OpenAI has officially launched its new AI model, o1, designed to tackle complex tasks like coding and math problems more efficiently. This model is the first in a planned series that aims to enhance the reasoning capabilities of AI. Alongside the primary o1 model, OpenAI has also introduced a more cost-effective version, called o1-mini, for those looking for a smaller-scale solution.
The o1 model was previously referred to in rumors as Project Strawberry and Q\, and its release marks a significant step forward in AI development.
OpenAI’s o1 model
OpenAI views the launch of the o1 model as a significant step towards creating AI systems with more human-like reasoning abilities. The company highlights that o1 is more efficient in writing code and solving complex, multi-step problems than its predecessors.
In its documentation, OpenAI explains that the o1 models are trained with reinforcement learning, allowing them to handle complex reasoning tasks. The model is designed to “think before responding,” meaning it can generate a detailed thought process before providing an answer, improving accuracy in challenging scenarios.
o1 is already accessible to ChatGPT Plus and Team users, with Enterprise and Edu subscribers gaining access next week. For free-tier users, the release of the more affordable o1-mini version is planned but has no set launch date yet. Regarding API pricing, o1 is priced at $15 per 1 million input tokens and $60 per 1 million output tokens, notably higher than GPT-4’s API.
AI “thinks” before responding.
What distinguishes the o1 model is its use of reinforcement learning, a training technique where the system learns by receiving rewards or penalties, allowing it to solve problems autonomously. This process enables the model to adopt a “flow of thought,” miming human-like step-by-step reasoning.
According to OpenAI, this advanced reasoning capability improves performance and enhances the security and robustness of the models. For instance, the models can better understand security policies when addressing potentially unsafe prompts, offering more controlled responses.

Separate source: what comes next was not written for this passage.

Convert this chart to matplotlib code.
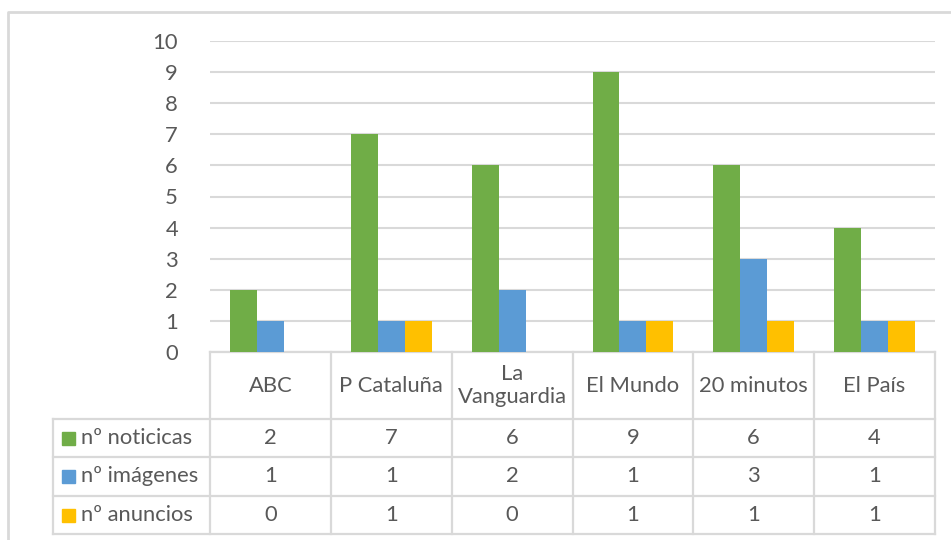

The company emphasizes that incorporating a reasoning chain before responding can unlock significant benefits while reducing some risks associated with more powerful AI systems. However, OpenAI acknowledges ongoing challenges, particularly the issue of hallucinations, where the model generates incorrect or nonsensical information. While internal tests show that o1 and o1-mini hallucinate less often than their GPT-4 counterparts, anecdotal feedback suggests they may still struggle in this area.
Moreover, o1 doesn’t surpass GPT-4 in factual knowledge or web navigation. Despite this, OpenAI believes the release of o1 signals the beginning of a new phase in AI development, focusing on more complex reasoning tasks that were previously beyond the capabilities of earlier models.